Andy Greenacre is the Photography Director of The Telegraph Magazine. A passionate supporter of women and minority photographers, he actively commissions, in particular, new and emerging women photographers in the early years of their careers. 

“The standard of entries was by and large very high with an interesting range of subject matter and interpretation. I felt the project Unseen was particularly arresting in both concept and execution and was a very creative way of using sculptural form to highlight issues around disability, visible or not.”

Jennie Ricketts is a former picture editor of The Observer Magazine, where she helped launch the careers of some of today’s leading photographers.  She is now an independent photography editor, curator, consultant and mentor to up-and-coming photographers.  

She started the Jennie Ricketts Gallery in Brighton in 2006 and operates online representing international photographers.  She is a trustee for Autograph ABP and The Martin Parr Foundation and has served on the advisory panel of PhotoIreland. 

She is based in County Wicklow, Ireland.

“Capturing the concepts of community and connection can sound daunting but the entries for this AOP F22 IWD 2023 exhibition have achieved this seemingly with ease and within the spirit of the ideas, be it human or otherwise.  Well done all.”

Fiona has over twenty years’ picture editing experience across a range of newspaper titles as well as being a curator, speaker on photojournalism and mentor within the photography community. She was picture editor of the Guardian for ten years before taking up the role of Head of Photography for the Guardian News and Media Group. Throughout her career she has been involved in the coverage of some of the most historic news stories of our time including the events surrounding 9/11, conflicts around the world, large-scale natural disasters, and the humanitarian crises resulting from the growing refugee numbers across the globe.

In addition she has judged numerous high profile photographic awards including World Press, the Sony World Photography Awards, The Carmignac Photojournalism Award, The Taylor Wessing Portrait Prize and is a regular nominator for the prestigious Prix Pictet Prize.


” The brief prompted such a variety of responses: some beautiful portraits and tender observations that  illuminate a sense of community and humanity that we can all share in. “

“It was a privilege to be asked to be one of the curators for the F22 Community and Connection project. Championing women photographers is a necessary part of the journey to equal representation in the field of editorial photography. 

I was really keen to see the various interpretations of community and connection in the projects undertaken.

Stand out features to me were the Just Stop Oil set of portraits, [Civil Disobedients, Nicola Tree]. A community bound by the urge to get the world to sit up and take notice of the devastating effects of fossil fuels on the planet,  however unpopular their methods. Environmental portraits of brave young people pictured against the signature Orange of their cause with a peek into their homes. These climate warriors will find themselves on the right side of history.  

Unseen  [Danielle Kalinovskis] – a group of beautiful, unashamed ethereal poses which I couldn’t stop looking at.

The Wassail [Jayne Jackson] – uniting elder and young people in an English tradition that spans centuries. I loved the portraits and the costumes. 
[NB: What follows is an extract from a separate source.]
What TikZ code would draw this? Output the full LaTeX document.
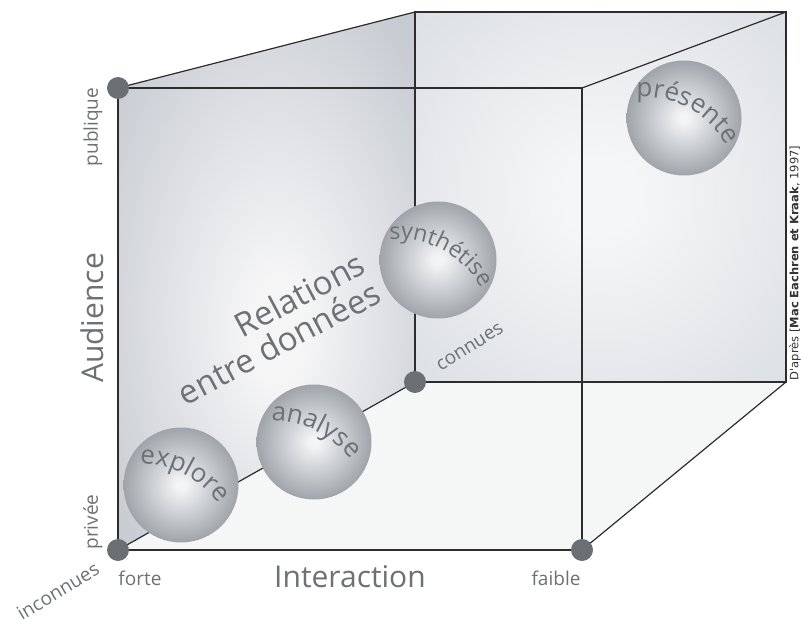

I particularly liked the portrait in the singles category of the woman volunteer making beds up for displaced people. [Pat by Felicity Crawshaw.] So often, as it should, the focus is on the displaced but it was nice to put a face on the silent army of volunteers who welcome them to their homes, churches  and other community spaces. 
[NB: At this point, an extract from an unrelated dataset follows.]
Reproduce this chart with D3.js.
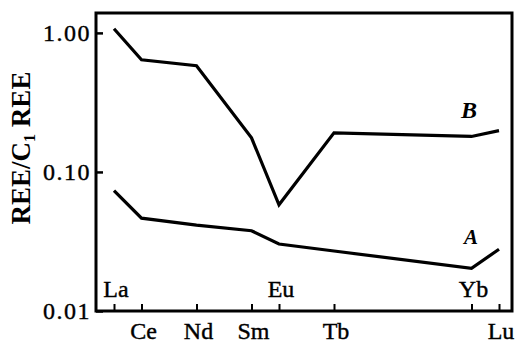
<!DOCTYPE html>
<html><head><meta charset="utf-8">
<script src="https://cdn.jsdelivr.net/npm/d3@7"></script>
<style>html,body{margin:0;padding:0;background:#fff;}svg{display:block;}</style>
</head><body>
<svg id="chart" width="517" height="344"></svg>
<script>
const elements = ["La","Ce","Nd","Sm","Eu","Tb","Yb","Lu"];
const atomicNumbers = [57,58,60,62,63,65,70,71];
const seriesB = [1.07,0.64,0.58,0.176,0.058,0.191,0.18,0.198];
const seriesA = [0.0733,0.0465,0.0414,0.0378,0.0303,0.027,0.0203,0.0278];
const yTicks = [0.01,0.10,1.00];
const yTickLabels = ["0.01","0.10","1.00"];
const insideLabels = ["La","Eu","Yb"];

const svg = d3.select("#chart");
const L=96, R=512, T=13, B=311;
const x = d3.scaleLinear().domain([57,71]).range([114,499]);
const y = d3.scaleLog().domain([0.01,1.39]).range([B,T]);
const serif = "'Liberation Serif','DejaVu Serif',serif";

// frame
svg.append("rect").attr("x",L).attr("y",T).attr("width",R-L).attr("height",B-T)
  .attr("fill","none").attr("stroke","#000").attr("stroke-width",3);

// y ticks (inward)
const yAxis = d3.axisRight(y).tickValues(yTicks).tickSize(7).tickFormat("");
const gy = svg.append("g").attr("transform",`translate(${L},0)`).call(yAxis);
gy.select(".domain").remove();
gy.selectAll("line").attr("stroke","#000").attr("stroke-width",2.5);
svg.selectAll(".ylab").data(yTicks).join("text")
  .attr("x",91).attr("y",d=>y(d)+8)
  .attr("text-anchor","end").attr("font-family",serif).attr("font-size",24)
  .attr("letter-spacing",1.5).attr("fill","#000")
  .attr("stroke","#000").attr("stroke-width",0.4)
  .text((d,i)=>yTickLabels[i]);

// x ticks (inward)
const xAxis = d3.axisTop(x).tickValues(atomicNumbers).tickSize(7).tickFormat("");
const gx = svg.append("g").attr("transform",`translate(0,${B})`).call(xAxis);
gx.select(".domain").remove();
gx.selectAll("line").attr("stroke","#000").attr("stroke-width",2);

svg.selectAll(".xlab").data(elements).join("text")
  .attr("x",(d,i)=>x(atomicNumbers[i])+2)
  .attr("y",d=>insideLabels.includes(d)?297:339)
  .attr("text-anchor","middle").attr("font-family",serif).attr("font-size",24)
  .attr("fill","#000").attr("stroke","#000").attr("stroke-width",0.4)
  .text(d=>d);

// y title
const yt = svg.append("text")
  .attr("transform","translate(30,148) rotate(-90)")
  .attr("text-anchor","middle").attr("font-family",serif)
  .attr("font-size",27).attr("font-weight","bold").attr("fill","#000");
yt.append("tspan").text("REE/C");
yt.append("tspan").attr("font-size",16).attr("dy",5).text("1");
yt.append("tspan").attr("dy",-5).text(" REE");

// lines
const line = d3.line().x((d,i)=>x(atomicNumbers[i])).y(d=>y(d));
[seriesB, seriesA].forEach(s=>{
  svg.append("path").datum(s).attr("d",line).attr("fill","none")
    .attr("stroke","#000").attr("stroke-width",3.2).attr("stroke-linejoin","miter");
});

// series labels
svg.append("text").attr("x",469).attr("y",118).attr("text-anchor","middle")
  .attr("font-family",serif).attr("font-size",24).attr("font-weight","bold")
  .attr("font-style","italic").text("B");
svg.append("text").attr("x",471).attr("y",244).attr("text-anchor","middle")
  .attr("font-family",serif).attr("font-size",21).attr("font-weight","bold")
  .attr("font-style","italic").text("A");
</script>
</body></html>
I also liked the group of ethnic minority women who belong to a development group at Cambridge University [Portrait by Lesley Lau] and the use of the wood panelled room synonymous with these cathedrals of learning that have for so long been the bastion of wealthy, white males.”
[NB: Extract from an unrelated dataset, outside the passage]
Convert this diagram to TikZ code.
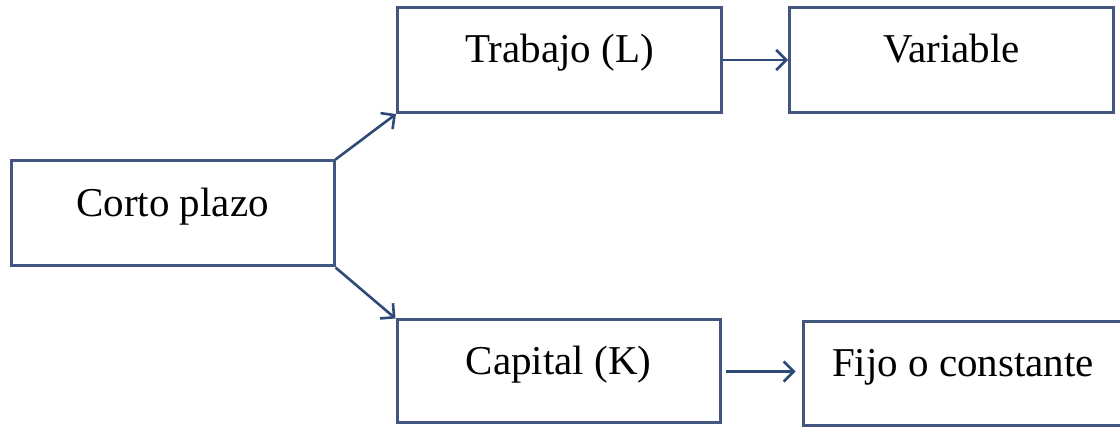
\documentclass[tikz,border=0pt]{standalone}
\usepackage{fontspec}
\setmainfont{Liberation Serif}
\usepackage{xcolor}
\usetikzlibrary{arrows.meta, positioning, calc}

\definecolor{boxcol}{RGB}{66,86,128}
\definecolor{arrowcol}{RGB}{46,74,118}

\tikzset{
    plazobox/.style={draw=boxcol, line width=1.5pt, rectangle, inner sep=0pt,
        minimum width=162pt, minimum height=52.5pt,
        font=\fontsize{20.5}{24}\selectfont, text height=13.5pt, text depth=10.5pt},
    flecha/.style={draw=arrowcol, line width=1.3pt, -{Straight Barb[length=5pt, width=10pt, line width=1.3pt]}}
}

\begin{document}
\begin{tikzpicture}[x=0.5pt, y=-0.5pt]
    \useasboundingbox (0,0) rectangle (1120,427);

    % Short term
    \node[plazobox, minimum width=161.5pt] (corto) at (172.5, 213.5) {Corto plazo};

    % Labour row
    \node[plazobox] (trabajo) at (559.5, 60) {Trabajo (L)};
    \node[plazobox] (variable) at (951.5, 60) {Variable};

    % Capital row
    \node[plazobox, minimum width=161.5pt, minimum height=51.5pt] (capital) at (558.5, 371.5) {Capital (K)};
    \node[plazobox, minimum width=160pt, minimum height=52pt] (fijo) at (963, 374) {Fijo o constante};

    % Arrows
    \draw[flecha] (corto.north east) -- (trabajo.south west);
    \draw[flecha] (corto.south east) -- (capital.north west);
    \draw[flecha] (trabajo.east) -- (variable.west);
    \draw[flecha, shorten <=2pt, shorten >=3pt] (capital.east) -- (capital.east -| fijo.west);
\end{tikzpicture}
\end{document}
AOP f22 Community and Connection Gallery

Hit drop down buttons for extended captions and further project details.

© Lesley Lau, ‘Black Girl's Space at Cambridge’
‘Black Girl’s Space at Cambridge’ by Lesley Lau

Black Girl’s Space is a society for black women and non-binary people at Cambridge University, with the aim to provide a space where members could connect and just be; a space where individuality would be celebrated without compromise.

It was founded last summer by Zoe Olawore, Funmi Sowole and Hibaak Aden – all second year students at Cambridge. When I speak to the women about Black Girl’s Space, creating a ‘community’ and a ‘sisterhood’ was clearly important, but beyond this, the committee is also passionate about campaigning for change.

While many of them want to support black women politically, socially etc., there are limited opportunities to do so. The committee wants to provide ways for their members to campaign for change through fundraisers and other events to support active grassroots organisations.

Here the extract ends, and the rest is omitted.